Florida Republicans addressed the problem of “convenience” earlier this year by cutting early voting days from 14 to eight, cutting budgets for expanded polling places and eliminating Sunday voting: African American (and some Latino) churches had successfully run a post-sermon”Souls to the Polls” operation, getting out the vote in 2004, 2006 and 2008. Florida has also attacked civic-minded people trying to register new voters. Jill Ciccarelli, a teacher at New Smyrna Beach High School, wanted to foster a sense of citizenship amongst her pupils, so she helped the ones who were old enough register. She didn’t know she was breaking the law. Now, all individuals or groups must file a “third party registration organisation” form with the state, and instead of having ten days to deliver the paperwork,they must now do it in 48 hours. Failure to comply could draw felony charges and thousands of dollars in fines.
… But why let the facts get in the way of rigging an election? Some conservative sages have let the veil slip long enough for us to see what’s really going on. Former Arkansas governor-turned-paid-Murdoch-mediaite Mike Huckabee likes to say that if people have friends who don’t plan to vote the rightwing line, “Let the air out of their tires on election day. Tell them the election has been moved to a different date.”

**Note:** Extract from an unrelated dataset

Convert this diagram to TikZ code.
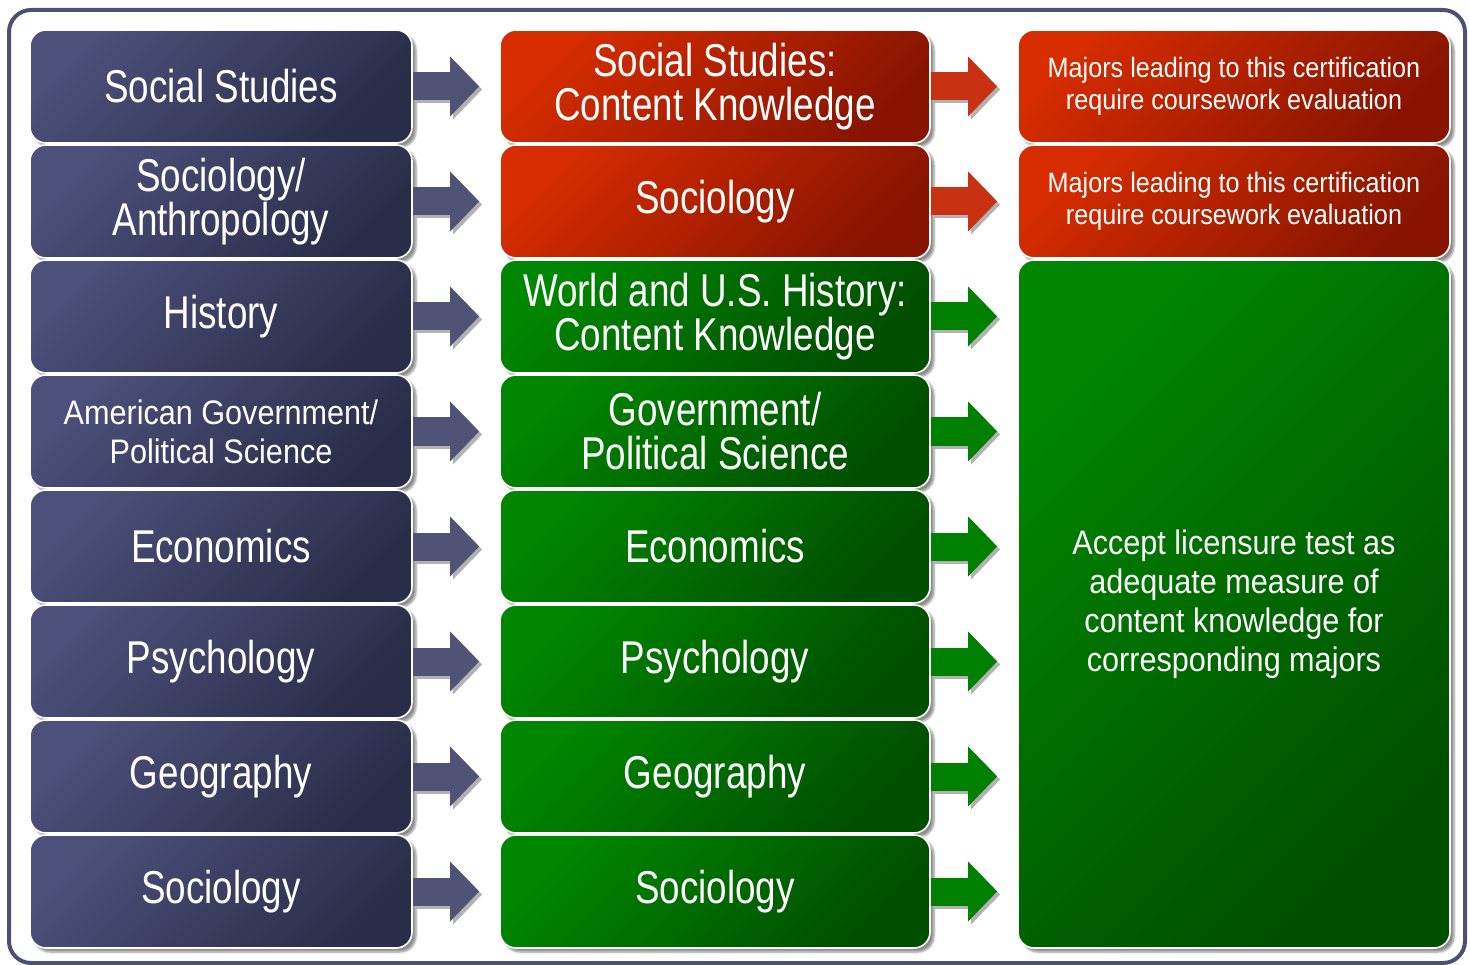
\documentclass[tikz,border=0pt]{standalone}
\usepackage{fontspec}
\setmainfont{Liberation Sans}[FakeStretch=0.9]
\newfontfamily\narrowfont{Liberation Sans}[FakeStretch=0.8]
\usepackage{tikz}
\usetikzlibrary{arrows.meta,shadows.blur}
\definecolor{frameSlate}{RGB}{76,80,116}
\definecolor{slateLight}{RGB}{76,80,122}
\definecolor{slateDark}{RGB}{42,45,72}
\definecolor{slateArrow}{RGB}{80,82,118}
\definecolor{redLight}{RGB}{214,44,0}
\definecolor{redDark}{RGB}{136,20,0}
\definecolor{redArrow}{RGB}{200,50,18}
\definecolor{greenLight}{RGB}{0,134,0}
\definecolor{greenDark}{RGB}{0,78,0}
\definecolor{greenArrow}{RGB}{0,128,0}

\begin{document}
\begin{tikzpicture}[x=1pt, y=-1pt,
      box/.style={rounded corners=16pt, draw=white, line width=1.6pt, text=white,
        align=center, inner sep=0pt, minimum height=113pt,
        blur shadow={shadow xshift=4pt, shadow yshift=-4pt, shadow blur steps=6, shadow opacity=45}},
      major/.style={box, minimum width=382pt, top color=slateLight, bottom color=slateDark,
        shading angle=45},
      redbox/.style={box, top color=redLight, bottom color=redDark, shading angle=45},
      greenbox/.style={box, top color=greenLight, bottom color=greenDark, shading angle=45},
      test/.style={minimum width=430pt},
      note/.style={minimum width=432pt},
      big/.style={font=\narrowfont\fontsize{46}{44}\selectfont},
      mid/.style={font=\fontsize{34}{39}\selectfont},
      small/.style={font=\fontsize{28}{32}\selectfont},
      conn/.style={line width=28pt, shorten >=20pt, -{Triangle[length=29pt, width=58pt]}},
      connshadow/.style={conn, black!30, transform canvas={shift={(3pt,-3pt)}}}]
    \useasboundingbox (0,0) rectangle (1470,965);
    \draw[frameSlate, line width=4pt, rounded corners=22pt] (9,10) rectangle (1465,963);
    % majors
    \node[major, big] (s1) at (221,86.5) {Social Studies};
    \node[major, big] (s2) at (221,201.5) {Sociology/\\Anthropology};
    \node[major, big] (s3) at (221,316.5) {History};
    \node[major, mid] (s4) at (221,431.5) {American Government/\\Political Science};
    \node[major, big] (s5) at (221,546.5) {Economics};
    \node[major, big] (s6) at (221,661.5) {Psychology};
    \node[major, big] (s7) at (221,776.5) {Geography};
    \node[major, big] (s8) at (221,891.5) {Sociology};
    % licensure tests
    \node[redbox, test, big] (m1) at (715,86.5) {Social Studies:\\Content Knowledge};
    \node[redbox, test, big] (m2) at (715,201.5) {Sociology};
    \node[greenbox, test, big] (m3) at (715,316.5) {World and U.S. History:\\Content Knowledge};
    \node[greenbox, test, big] (m4) at (715,431.5) {Government/\\Political Science};
    \node[greenbox, test, big] (m5) at (715,546.5) {Economics};
    \node[greenbox, test, big] (m6) at (715,661.5) {Psychology};
    \node[greenbox, test, big] (m7) at (715,776.5) {Geography};
    \node[greenbox, test, big] (m8) at (715,891.5) {Sociology};
    % outcomes
    \node[redbox, note, small] (r1) at (1234,86.5)
      {Majors leading to this certification\\require coursework evaluation};
    \node[redbox, note, small] (r2) at (1234,201.5)
      {Majors leading to this certification\\require coursework evaluation};
    \node[greenbox, note, mid, minimum height=688pt] (accept) at (1234,604)
      {Accept licensure test as\\adequate measure of\\content knowledge for\\corresponding majors};
    % arrows
    \foreach \i in {1,...,8} {
      \draw[connshadow] (s\i) -- (m\i);
      \draw[conn, slateArrow] (s\i) -- (m\i);
    }
    \foreach \i in {1,2} {
      \draw[connshadow] (m\i) -- (r\i);
      \draw[conn, redArrow] (m\i) -- (r\i);
    }
    \foreach \i in {3,...,8} {
      \draw[connshadow] (m\i.east) -- (m\i -| accept.west);
      \draw[conn, greenArrow] (m\i.east) -- (m\i -| accept.west);
    }
  \end{tikzpicture}
\end{document}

Huckabee protests he’s just joking. But Matthew Vadum, a Fox News favorite and part of the paranoid right’s brain trust, isn’t being remotely funny when he says “registering the poor to vote is un-American.” Nor was American Legislative Exchange Council co-founder Paul Weyrich back in the 1980s, when he said, “I don’t want everybody to vote. Our leverage in the elections quite candidly goes up as the voting populace goes down.” Obviously, democracy is no fun if just anyone can play.